В пяти шагах от Ивана Бездомного стоял иностранный специалист в берете,
рядом с ним, подхалимски улыбаясь
(беретом, словом «подхалимски» автор выделяет дополнительно высокомерие Воланда и лизоблюдство его свиты),
сомнительный регент, а кроме того неизвестного откуда-то взявшийся необыкновенных размеров, черный, как грач, кот с кавалерийскими отчаянными усами
(«кавалерийский отчаянные усы», возможно, намёк на собирательность образа кота Бегемота, включавшего в себя помимо Н.И.Ежова и С.М.Будённого (1883-1973), но факт спасения его в репрессиях 1930-ых годов вынудил М.А.Булгакова отказаться от этой дополнительной параллели).
Озноб прошиб Иванушку оттого, что он ясно разглядел, что вся троица вдруг улыбнулась ему, в том числе и кот. Это была явно издевательская, скверная усмешка могущества и наглости
(не улыбаются, спасаясь, беглецы, да и зачем нечистой силе ухищрения москвичей с транспортом и беготнёй, так ведёт себя только уверенная в своей неотвратимой силе погоня).
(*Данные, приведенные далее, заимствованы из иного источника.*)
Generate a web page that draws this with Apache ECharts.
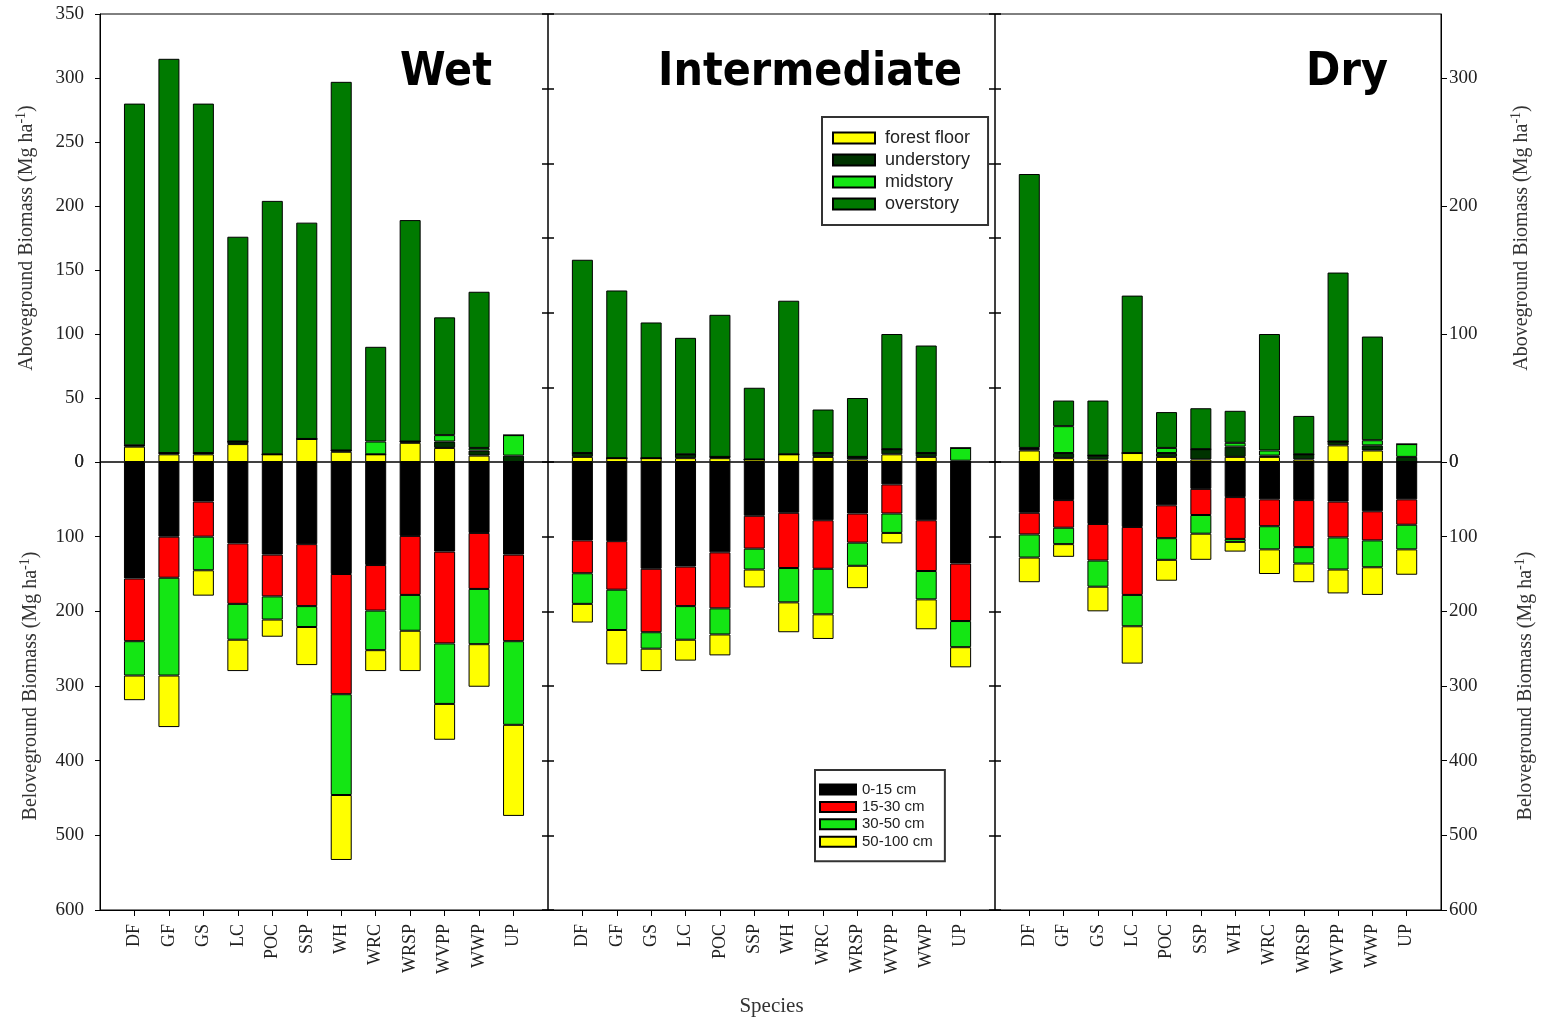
<!DOCTYPE html>
<html><head><meta charset="utf-8">
<script src="https://cdn.jsdelivr.net/npm/echarts@6.0.0/dist/echarts.min.js"></script>
<style>html,body{margin:0;padding:0;background:#fff}#c{width:1547px;height:1022px}</style>
</head><body><div id="c"></div>
<script>
const species = ['DF','GF','GS','LC','POC','SSP','WH','WRC','WRSP','WVPP','WWP','UP'];
const panelTitles = ['Wet','Intermediate','Dry'];
const aboveNames = ['forest floor','understory','midstory','overstory'];
const belowNames = ['0-15 cm','15-30 cm','30-50 cm','50-100 cm'];
const rightAboveTicks = [0,100,200,300];

// Wet - aboveground (Mg/ha)
const wet_ff = [12, 6, 6, 14, 6, 18, 8, 6, 15, 11, 5, 0];
const wet_us = [1, 1, 1, 2, 0, 0, 1, 0, 1, 5, 4, 5];
const wet_ms = [0, 0, 0, 0, 0, 0, 0, 10, 0, 5, 2, 16];
const wet_os = [267, 308, 273, 160, 198, 169, 288, 74, 173, 92, 122, 0];
// Wet - belowground
const wet_d1 = [156, 100, 53, 109, 124, 110, 150, 138, 99, 120, 95, 124];
const wet_d2 = [84, 55, 47, 81, 56, 83, 161, 61, 79, 123, 75, 116];
const wet_d3 = [46, 131, 45, 48, 31, 28, 135, 53, 48, 81, 74, 112];
const wet_d4 = [33, 69, 34, 42, 23, 51, 87, 28, 54, 48, 57, 122];

// Intermediate - aboveground
const int_ff = [4, 3, 3, 3, 3, 2, 6, 4, 2, 6, 4, 0];
const int_us = [3, 0, 0, 3, 1, 0, 0, 3, 2, 4, 3, 1];
const int_ms = [0, 0, 0, 0, 0, 0, 0, 0, 0, 0, 0, 10];
const int_os = [151, 131, 106, 91, 111, 56, 120, 34, 46, 90, 84, 0];
// Intermediate - belowground
const int_d1 = [105, 106, 143, 140, 121, 72, 68, 78, 69, 30, 78, 136];
const int_d2 = [44, 65, 85, 53, 75, 44, 74, 65, 39, 39, 68, 77];
const int_d3 = [41, 54, 22, 45, 35, 28, 46, 61, 31, 26, 38, 35];
const int_d4 = [25, 46, 30, 28, 28, 24, 40, 33, 30, 14, 40, 27];

// Dry - aboveground
const dry_ff = [9, 3, 2, 7, 4, 2, 4, 4, 2, 13, 9, 0];
const dry_us = [1, 4, 3, 0, 3, 8, 8, 1, 4, 3, 4, 4];
const dry_ms = [1, 21, 0, 0, 4, 0, 3, 4, 0, 0, 4, 10];
const dry_os = [214, 20, 43, 123, 28, 32, 25, 91, 30, 132, 81, 0];
// Dry - belowground
const dry_d1 = [68, 51, 83, 87, 58, 36, 47, 50, 51, 53, 66, 50];
const dry_d2 = [29, 37, 49, 91, 44, 35, 56, 36, 63, 48, 39, 34];
const dry_d3 = [31, 22, 35, 42, 29, 25, 4, 31, 22, 43, 36, 33];
const dry_d4 = [33, 17, 33, 50, 28, 35, 13, 33, 25, 32, 37, 34];

const aboveSets = [[wet_ff, wet_us, wet_ms, wet_os],[int_ff, int_us, int_ms, int_os],[dry_ff, dry_us, dry_ms, dry_os]];
const belowSets = [[wet_d1, wet_d2, wet_d3, wet_d4],[int_d1, int_d2, int_d3, int_d4],[dry_d1, dry_d2, dry_d3, dry_d4]];
const aboveColors = ['#ffff00','#003300','#14e614','#007a00'];
const belowColors = ['#000000','#ff0000','#14e614','#ffff00'];

const serif = "'Liberation Serif','Times New Roman',serif";
const sans = "'Liberation Sans',Arial,sans-serif";
const panelX = [{left:100,width:448},{left:548,width:447},{left:995,width:446}];
const TOP = 14, H = 448;
// padded category list: one empty slot at each end so species sit at 1..12 of 0..13
const cats = [''].concat(species, ['']);
const pad = arr => [null].concat(arr, [null]);
const inner = idx => idx > 0 && idx < cats.length - 1;

const grid = [], xAxis = [], yAxis = [], series = [];
panelX.forEach(p => {
  grid.push({left:p.left, width:p.width, top:TOP, height:H, show:true, borderColor:'#000', borderWidth:1, backgroundColor:'transparent'});
  grid.push({left:p.left, width:p.width, top:TOP+H, height:H, show:true, borderColor:'#000', borderWidth:1, backgroundColor:'transparent'});
});
grid.push({left:542, width:12, top:TOP, height:2*H, show:false});
grid.push({left:989, width:12, top:TOP, height:2*H, show:false});

for (let p = 0; p < 3; p++) {
  xAxis.push({gridIndex:2*p, type:'category', data:cats, boundaryGap:false, show:false, axisLine:{onZero:false}, splitLine:{show:false}});
  const bx = {gridIndex:2*p+1, type:'category', data:cats, boundaryGap:false, position:'bottom',
    axisLine:{show:true, onZero:false, lineStyle:{color:'#000', width:1}},
    axisTick:{show:true, interval:inner, length:6, lineStyle:{color:'#000'}},
    axisLabel:{show:true, interval:inner, rotate:90, margin:14, fontFamily:serif, fontSize:18, color:'#222'},
    splitLine:{show:false}};
  if (p === 1) {
    bx.name = 'Species'; bx.nameLocation = 'middle'; bx.nameGap = 86;
    bx.nameTextStyle = {fontFamily:serif, fontSize:21, color:'#333'};
  }
  xAxis.push(bx);
}
xAxis.push({gridIndex:6, type:'value', min:0, max:1, show:false});
xAxis.push({gridIndex:7, type:'value', min:0, max:1, show:false});

const nameRich = {s:{fontFamily:serif, fontSize:14, color:'#333', padding:[0,0,12,0]}};
const nameStyle = {fontFamily:serif, fontSize:20, color:'#333', rich:nameRich};
const lblStyle = {fontFamily:serif, fontSize:19, color:'#222'};
yAxis.push({gridIndex:0, type:'value', min:0, max:350, interval:50, position:'left',
  axisLine:{show:true, onZero:false, lineStyle:{color:'#000'}}, axisTick:{show:true, length:5, lineStyle:{color:'#000'}},
  axisLabel:Object.assign({margin:16}, lblStyle), splitLine:{show:false},
  name:'Aboveground Biomass (Mg ha{s|-1})', nameLocation:'middle', nameRotate:90, nameGap:60, nameTextStyle:nameStyle});
yAxis.push({gridIndex:1, type:'value', min:0, max:600, interval:100, inverse:true, position:'left',
  axisLine:{show:true, onZero:false, lineStyle:{color:'#000'}}, axisTick:{show:true, length:5, lineStyle:{color:'#000'}},
  axisLabel:Object.assign({margin:16}, lblStyle), splitLine:{show:false},
  name:'Beloveground Biomass (Mg ha{s|-1})', nameLocation:'middle', nameRotate:90, nameGap:56, nameTextStyle:nameStyle});
yAxis.push({gridIndex:2, type:'value', min:0, max:350, show:false, axisLine:{onZero:false}, splitLine:{show:false}});
yAxis.push({gridIndex:3, type:'value', min:0, max:600, inverse:true, show:false, axisLine:{onZero:false}, splitLine:{show:false}});
yAxis.push({gridIndex:4, type:'value', min:0, max:350, position:'right',
  axisLine:{show:true, onZero:false, lineStyle:{color:'#000'}},
  axisTick:{show:true, length:6, customValues:rightAboveTicks, lineStyle:{color:'#000'}},
  axisLabel:Object.assign({margin:8, customValues:rightAboveTicks}, lblStyle), splitLine:{show:false},
  name:'Aboveground Biomass (Mg ha{s|-1})', nameLocation:'middle', nameRotate:90, nameGap:68, nameTextStyle:nameStyle});
yAxis.push({gridIndex:5, type:'value', min:0, max:600, interval:100, inverse:true, position:'right',
  axisLine:{show:true, onZero:false, lineStyle:{color:'#000'}}, axisTick:{show:true, length:6, lineStyle:{color:'#000'}},
  axisLabel:Object.assign({margin:8}, lblStyle), splitLine:{show:false},
  name:'Beloveground Biomass (Mg ha{s|-1})', nameLocation:'middle', nameRotate:90, nameGap:72, nameTextStyle:nameStyle});
[6,7].forEach(g => {
  ['left','right'].forEach(pos => {
    yAxis.push({gridIndex:g, type:'value', min:-600, max:600, interval:100, position:pos,
      axisLine:{show:false, onZero:false}, axisTick:{show:true, inside:true, length:6, lineStyle:{color:'#000', width:1.5}},
      axisLabel:{show:false}, splitLine:{show:false}});
  });
});

const topY = [0,2,4], botY = [1,3,5];
for (let p = 0; p < 3; p++) {
  aboveSets[p].forEach((arr, k) => {
    series.push({type:'bar', name:aboveNames[k], xAxisIndex:2*p, yAxisIndex:topY[p], stack:'above'+p, barWidth:21,
      data: pad(arr), itemStyle:{color:aboveColors[k], borderColor:'#000', borderWidth:1}});
  });
  belowSets[p].forEach((arr, k) => {
    series.push({type:'bar', name:belowNames[k], xAxisIndex:2*p+1, yAxisIndex:botY[p], stack:'below'+p, barWidth:21,
      data: pad(arr), itemStyle:{color:belowColors[k], borderColor:'#000', borderWidth:1}});
  });
}

const titleCenters = [446, 810, 1347];
const graphic = panelTitles.map((t, i) => ({type:'text', x:titleCenters[i], y:73,
  style:{text:t, fill:'#000', font:"bold 46px 'DejaVu Sans Condensed','DejaVu Sans',sans-serif", textAlign:'center', textVerticalAlign:'middle'}}));

const option = {
  animation:false,
  backgroundColor:'#fff',
  grid, xAxis, yAxis, series, graphic,
  legend:[
    {data:aboveNames, orient:'vertical', left:822, top:117, itemWidth:42, itemHeight:11, itemGap:4, icon:'rect',
     padding:[12,18,12,10], borderColor:'#333', borderWidth:2, backgroundColor:'#fff', selectedMode:false,
     textStyle:{fontFamily:sans, fontSize:18, color:'#222', lineHeight:18, padding:[0,0,0,5]}},
    {data:belowNames, orient:'vertical', left:815, top:770, itemWidth:36, itemHeight:10, itemGap:2.4, icon:'rect',
     padding:[12,12,12,4], borderColor:'#333', borderWidth:2, backgroundColor:'#fff', selectedMode:false,
     textStyle:{fontFamily:sans, fontSize:15, color:'#222', lineHeight:15, padding:[0,0,0,1]}}
  ]
};
const chart = echarts.init(document.getElementById('c'), null, {renderer:'canvas'});
chart.setOption(option);
</script></body></html>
Улыбнувшись, вся троица повернулась и стала уходить. Чувствуя прилив
мужества
(вырвавшись из рук регента, поэт находит в себе смелость, находясь где-то в центре оцепления, броситься наутёк по переулкам Москвы, спасаясь от погони за единственным свидетелем убийства),
Иван устремился за нею. Тройка вышла на Садовое кольцо. Тут сразу Иван понял, что догнать ее будет очень трудно.
Казалось бы, таинственный неизвестный и шагу не прибавлял, а между тем
расстояние между уходящими и преследующим ничуть не сокращалось. Два или три
раза Иван сделал попытку прибегнуть к содействию прохожих. Но его искусанные
руки, дикий блуждающий взор были причиной того, что его приняли за пьяного,
и никто не пришел ему на помощь
(кому в СССР придёт в голову оказать помощь человеку, за которым гонится милиция?).
На Садовой произошла просто невероятная сцена. Явно желая спутать
следы, шайка применила излюбленный бандитский прием - идти врассыпную
(Иван хочет как бы поймать одного Воланда, поэтому то, что они расходятся только облегчило бы ему задачу; в реальности они пытаются перехватить Бездомного на предполагаемых направлениях).
Регент с великой ловкостью на ходу сел в первый проносящийся трамвай
под литерой "Б", как змея, ввинтился на площадку и, никем не оштрафованный
(у сотрудников НКВД есть право по служебной необходимости нарушать правила общественного порядка и ездить бесплатно на транспорте),
исчез бесследно среди серых мешков и бидонов, причем "Б", окутавшись пылью,
с визгом, грохотом и звоном унес регента к Смоленскому рынку
(на перехват по домашнему адресу прописки),
а странный кот попытался сесть в другой "Б", встречный, идущий к Тверской
(кот Бегемот едет в противоположном направлении, чтобы перехватить с другой стороны на ближайшей широкой магистрали, которая легко просматривается).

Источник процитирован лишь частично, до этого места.